What constitutes being manipulative?

Think about inspiring and influences others compared to manipulating them. What does it mean to be a good source of motivation by simply being present?

Manipulation by definition is to coerce an unwilling person into doing something they disagree with. The act of this coercion includes everything from subversive, underhanded, deceptive, passive-aggressive or in-direct, to abusive tactics. There are many unhealthy undertones thrown in that definition for good reason, so please try to use those when considering whether or not you feel... bad... after somebody is trying to get you to do something.

How did I manage the relationship?

I tried to keep the peace.

She was frequently agitated. When I knew she was riled up, and all I could think about was keeping the calm for both our sakes. During these moments she would humiliate me publicly while complete and total strangers would laugh and actually cheer her on.

How did you work things out, or if it ended, what made you finally leave?

Things were most dangerous immediately after an encounter with her. Then things became even more confusing when she calmed down. My Ex would become flattering; more than just being nice, her support helped me feel better when I was still picking myself up from the last encounter.

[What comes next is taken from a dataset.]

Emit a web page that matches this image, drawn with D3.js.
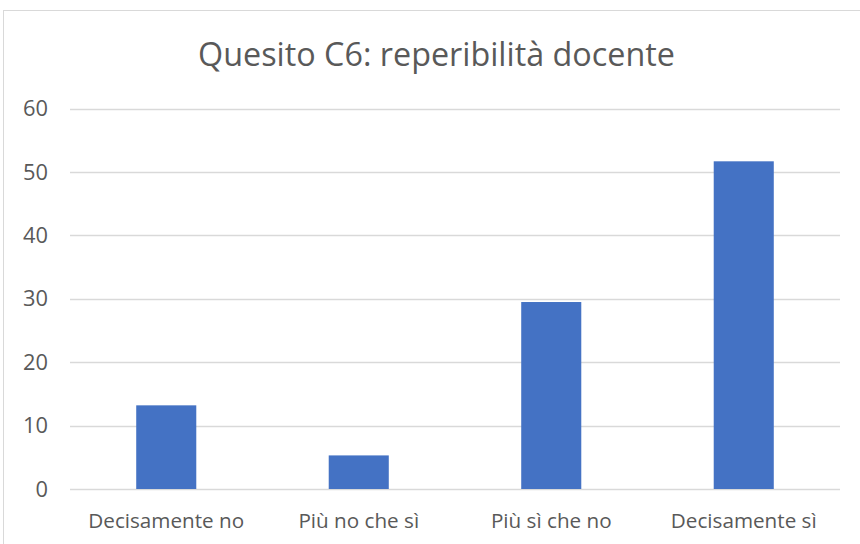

At the same time she dropped hints about how it's my fault, and more importantly they drop hints about the dire consequences of breaking things off with her, of asking others for help, or of pushing her away. She would lie about me to facebook, family, whoever she could. She turned acquaintances - even friends - against me, and did anything possible to make my life without her support hell. She would beat me, block doorways so she could scream at me, emotionally scar me - using her intimate knowledge of my weaknesses, my past, and my dreams or goals against me. She destroyed: my things, my relationships, my physical health, my emotional health, my future. All I could think of was leaving her some space, desperately searching for a way to calm things down, or at least slow down the incidents. After time it made sense to me. I decided that right at those moments, right after an encounter, would be the worst time to sever ties and move on. I felt like garbage, I knew the repercussions, and she was in a very unpredictable state. It makes sense to at the very least wait until the she calms down, and avoid upsetting her or pushing her buttons. She made it clear, in no uncertain terms, that if I left her, continued speaking with certain friends, or did not give her enough attention that she would kill herself and make sure I understood it was all my fault. Just like that our relationship became that of a hostage situation and forced upon the role of a hostage-taker. I knew that if I contacted the police that she would harm or possibly kill herself, or more likely that I would go to jail myself. So I tried to navigate the situation to the best of my ability and thankfully all parties survived in the end. I would finally contact the police after being accosted while recovering from a serious surgery, under the belief that since I was physically incapable of inflicting harm on anyone, that the police would handle the situation without ruining my future.

What made me leave was the very first act of belittlement. But I did not have the opportunity to leave until much later.